Zaman zaman dansçılar beyaz zeminde sonsuz enerji gerektiren dinamik hareketler sergilediler. Bir ara çay servisi yapan dansçı kocaman bir şapka ile yavaş yavaş dolaşmaya başladı.Ünlü Fransız yazar Jean Giradoux’nun (1882-1944) 1945 yılında yazdığı “La Folle de Chaillot” (“Chaillot’nun Deli Kadını”) adlı oyununda olağan-dışı Kontes Aurelia kocaman çiçekli şapkalarıyla Paris’in Chaillot semtinde gezerken, bir kafede iş adamlarının dünyayı nasıl yaşanmaz bir hale getireceklerini duyunca bunlara karşı savaş başlatır ve bir çay partisinde (ki “Alis Harikalar Diyarında” da böyle bir deli-dolu sahne vardır) yandaşlarıyla bu iş adamlarını mat ederler. Bir ara iş adamlarından biri “Arka bahçenizde bir badem ağacı mı yoksa bir petrol kuyusu mu olsun isterdiniz?” diye petrol kuyularına olan ilgisini belirtir ve kesinlikle “arka bahçeler” i istemez. Bu “Arka Bahçe” de de kocaman şapkasıyla dolaşan dansçı bahçenin sanki bir koruyucusuydu.

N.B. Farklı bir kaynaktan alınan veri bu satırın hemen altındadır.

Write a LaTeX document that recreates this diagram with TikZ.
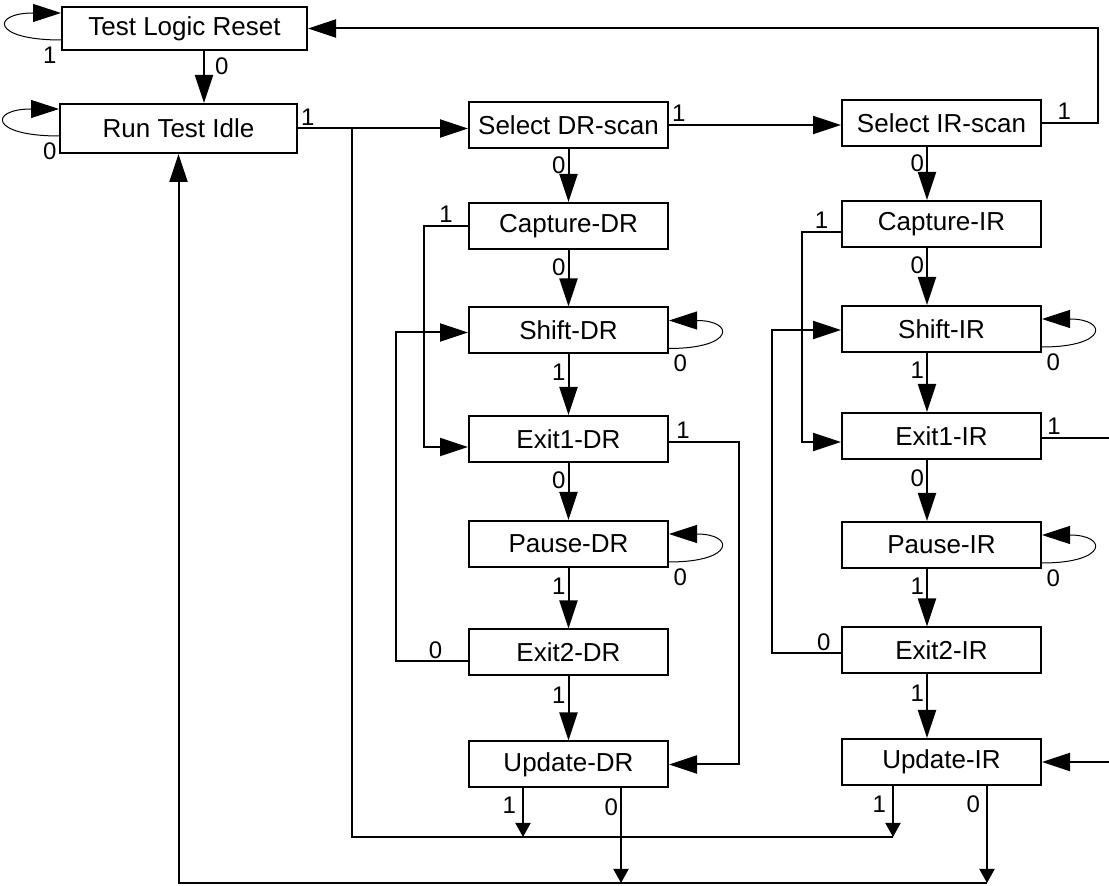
\documentclass[tikz,border=0pt]{standalone}
\usepackage{fontspec}
\setmainfont{Liberation Sans}
\usetikzlibrary{arrows.meta,positioning,calc}

\begin{document}
\begin{tikzpicture}[x=0.5pt, y=-0.5pt,
    state/.style={rectangle, draw, line width=1pt, minimum width=99.5pt, minimum height=23pt, inner sep=0pt, font=\fontsize{13}{15}\selectfont},
    lbl/.style={font=\fontsize{12}{14}\selectfont, inner sep=1pt},
    wire/.style={line width=1pt},
    arr/.style={wire, -{Triangle[length=14pt, width=9pt]}},
    sarr/.style={wire, -{Triangle[length=7pt, width=7.5pt]}},
    loopline/.style={line width=0.5pt, -{Triangle[length=14pt, width=9pt]}},
]
    \useasboundingbox (0,0) rectangle (1109,886);
    \clip (0,0) rectangle (1109,886);

    % idle states
    \node[state, minimum width=122.5pt, minimum height=21.5pt] (tlr) at (184.5,28.5) {Test Logic Reset};
    \node[state, minimum width=118.5pt, minimum height=24.5pt] (rti) at (178.5,128.5) {Run Test Idle};

    % DR and IR columns
    \node[state] (seldr) at (568.5,125) {Select DR-scan};
    \node[state] (selir) at (941.5,123) {Select IR-scan};
    \foreach \s/\yd/\yi/\t in {cap/226/224/Capture, sh/330.5/329/Shift, ex1/439/436/Exit1, pau/544/545/Pause, ex2/652.5/650.5/Exit2, up/764.5/762/Update} {
        \node[state] (\s dr) at (568.5,\yd) {\t-DR};
        \node[state] (\s ir) at (941.5,\yi) {\t-IR};
    }

    % straight down the columns
    \foreach \c/\dx in {dr/0pt, ir/-7.25pt} {
        \foreach \a/\b/\v in {sel/cap/0, cap/sh/0, sh/ex1/1, ex1/pau/0, pau/ex2/1, ex2/up/1}
            \draw[arr] ([xshift=\dx]\a\c.south) -- ([xshift=\dx]\b\c.north) node[lbl, left, pos=0.3] {\v};
    }

    % self loops
    \foreach \s in {shdr, paudr, shir, pauir}
        \draw[loopline] ([yshift=3pt]\s.south east) node[lbl, below right=2pt and 1pt] {0}
            .. controls +(33pt,0) and +(33pt,0) .. ([yshift=-7pt]\s.north east);
    \draw[loopline] ([yshift=5.5pt]tlr.south west) node[lbl, below left=2pt and 1pt] {1}
        .. controls +(-35pt,0) and +(-35pt,0) .. ([yshift=-3.5pt]tlr.north west);
    \draw[loopline] ([yshift=9pt]rti.south west) node[lbl, below left=2pt and 0pt] {0}
        .. controls +(-35pt,0) and +(-35pt,0) .. ([yshift=-3pt]rti.north west);

    % top row
    \draw[arr] ([xshift=9.75pt]tlr.south) -- ([xshift=9.75pt]tlr.south |- rti.north) node[lbl, right=4pt, pos=0.3] {0};
    \draw[arr] (rti.east) node[lbl, above right] {1} -- (rti.east -| seldr.west);
    \draw[arr] (seldr.east) node[lbl, above right] {1} -- (seldr.east -| selir.west);
    \draw[arr] (selir.east) -- node[lbl, above, pos=0.4] {1} ++(28pt,0) |- (tlr.east);

    % side returns, DR
    \draw[arr] (capdr.west) -- node[lbl, above] {1} ++(-22pt,0) |- ([yshift=-4pt]ex1dr.west);
    \draw[arr] ([yshift=-4.5pt]ex2dr.west) -- node[lbl, above, pos=0.45] {0} ++(-36pt,0) |- ([yshift=-1pt]shdr.west);
    \draw[arr] ([yshift=-1.5pt]ex1dr.east) -- node[lbl, above, pos=0.2] {1} ++(35pt,0) |- (updr.east);

    % side returns, IR
    \draw[arr] ([yshift=-4pt]capir.west) -- node[lbl, above] {1} ++(-19.5pt,0) |- ([yshift=-3pt]ex1ir.west);
    \draw[arr] ([yshift=-1.5pt]ex2ir.west) -- node[lbl, above, pos=0.25] {0} ++(-34.5pt,0) |- ([yshift=-0.5pt]shir.west);
    \draw[arr] ([yshift=-1pt]ex1ir.east) -- node[lbl, above, pos=0.15] {1} ++(40pt,0) |- (upir.east);

    % bottom buses
    \coordinate (split) at (352,128.5);
    \coordinate (bus1) at (0,837);
    \coordinate (bus2) at (0,883);
    \draw[wire] (split) |- ([xshift=-24.25pt]upir.south |- bus1);
    \draw[sarr] ([xshift=-22.75pt]updr.south) -- ([xshift=-22.75pt]updr.south |- bus1) node[lbl, left=2pt, pos=0.35] {1};
    \draw[sarr] ([xshift=26.25pt]updr.south) -- ([xshift=26.25pt]updr.south |- bus2) node[lbl, left, pos=0.2] {0};
    \draw[sarr] ([xshift=-24.25pt]upir.south) -- ([xshift=-24.25pt]upir.south |- bus1) node[lbl, left=2pt, pos=0.35] {1};
    \draw[sarr] ([xshift=22.75pt]upir.south) -- ([xshift=22.75pt]upir.south |- bus2) node[lbl, left=2pt, pos=0.19] {0};
    \draw[arr] ([xshift=22.75pt]upir.south |- bus2) -| (rti.south);
\end{tikzpicture}
\end{document}
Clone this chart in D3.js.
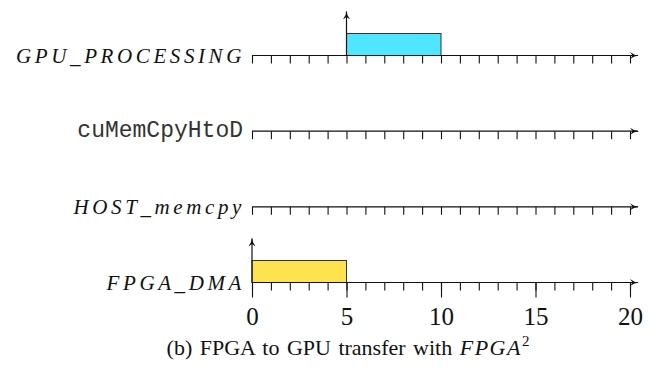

Kısa tablolardan oluşan bu dans çalışmasında aslında tablolar birbirinden bağımsız parçalar değildi. Masa başından kalkıp çay sohbetlerinin dansçıları götürdüğü anılara, öykülere giden dansçılar birbirleriyle çekiştiler, şakalaştılar, çakıl taşlarıyla oynadılar. Sonunda yine çay masasına döndüler. Sohbet hararetliydi. Sohbet yoğundu. Konuşulan dil dans diliydi, vücut diliydi, şekilden şekile giren yer yer ters köprüler kuran, yer yer yerde sürünen, yer yer birden bire yere düşen vücutlar zaman zaman sözcükler kullandıysalar da kendi vücut dilleriyle “Arka Bahçe” nin öykülerini izleyicilerle paylaşırlarken dengeli, tutarlı, devamlılığı olan hareket çalışmaları sergilediler. Dansçılar çay masasına döndükleri zaman çay sohbeti “keşke daha devam etse” dedirten bir anda sona erdi. Yazar Burnett’in de dediği gibi belki aslında bütün dünya bir “bahçe” ve Goethe Enstitüsü’nün desteğiyle hazırlanmış olan “Arka Bahçe” çalışması da bu “Arka Bahçe”lerde ne gibi “dünyalar” ın yaratıldığını dans diliyle çok anlamlı ve başarılı bir şekilde görüntüye getirdi.